First, you may be wondering what giblets are. The giblets include the gizzard, heart, and liver of the turkey. When you get your turkey, you’ll usually find them in a bag in the turkey cavity. We know giblets don’t necessarily sound super yummy, but we promise that they’re full of delicious flavor. Now let’s get cooking!

First gather your ingredients. You’ll need the following:

  • 3 tablespoons cornstarch
  • 2 heaping tablespoons cornbread stuffing mix, uncooked and reserved from stuffing
  • 2 chicken bouillon cubes
  • Turkey giblets
  • 4 cups or broth or chicken stock or broth fresh turkey stock
  • ⅓ cup cold water
  • 1 hard-boiled egg, sliced
  • 2 teaspoons poultry seasoning
  • salt and freshly ground black pepper, to taste

Make sure the giblets are clean (remove membranes as needed), if they aren’t already. Next, chop the giblets and the meat that has been removed from the turkey’s neck. Using a saucepot, bring the stock to a boil.  Add the giblets, bouillon cubes, poultry seasoning, and the raw stuffing mix to the stock.

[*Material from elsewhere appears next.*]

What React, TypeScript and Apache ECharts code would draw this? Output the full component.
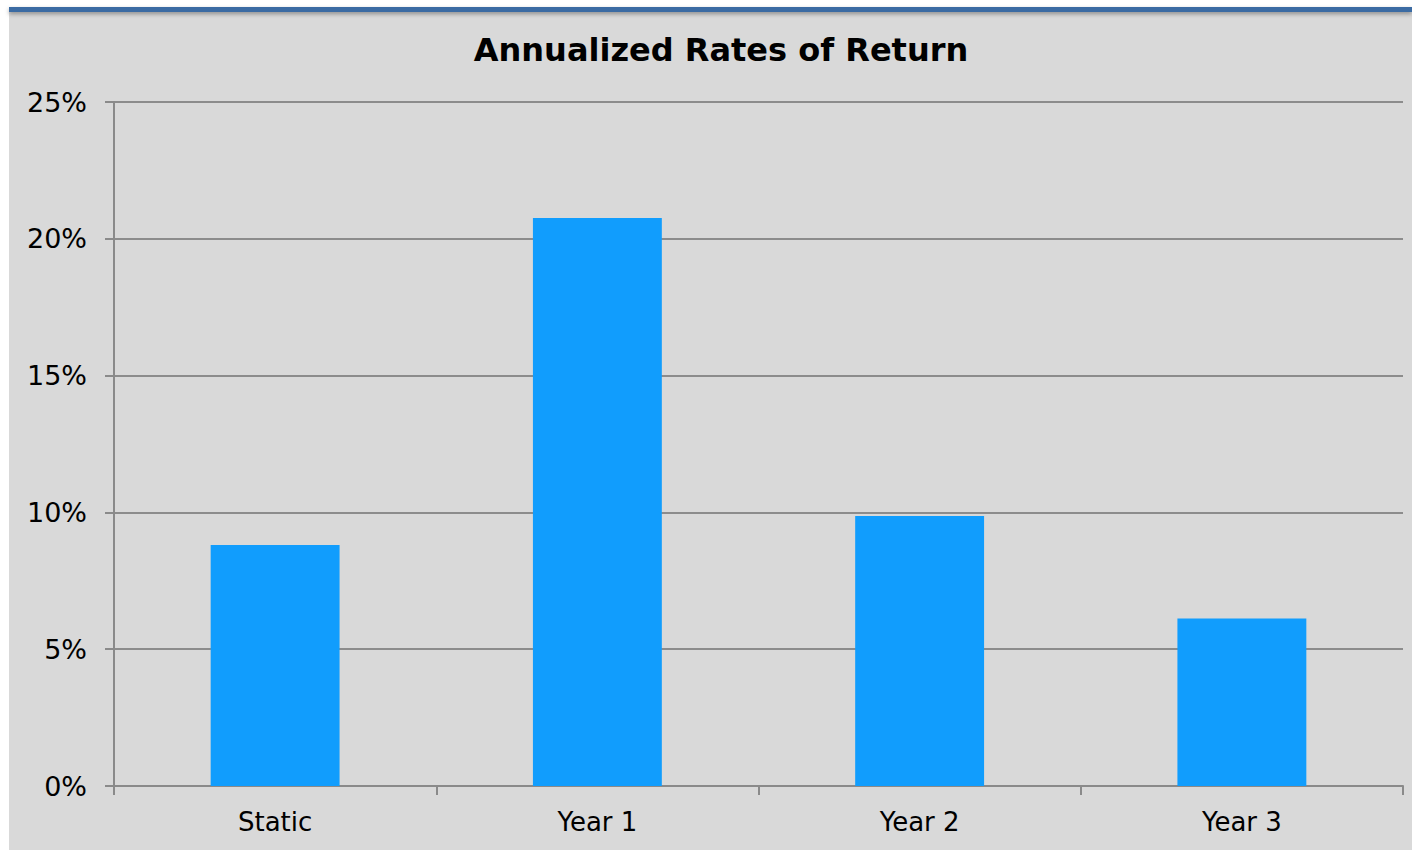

In a separate bowl, mix the cornstarch and water together, and add it to the boiling stock, stirring constantly. Reduce the heat and continue to cook for 2 to 3 minutes, until it thickens to a nice gravy consistency. Add the salt and pepper, to taste, and finish it off by adding the sliced boiled egg.

It’s really so simple to make your own giblet gravy, and it’s always more delicious too! Do you make your own gravy or do you rely on instant-gravy packets or pre-made jars of gravy? We’d love to hear!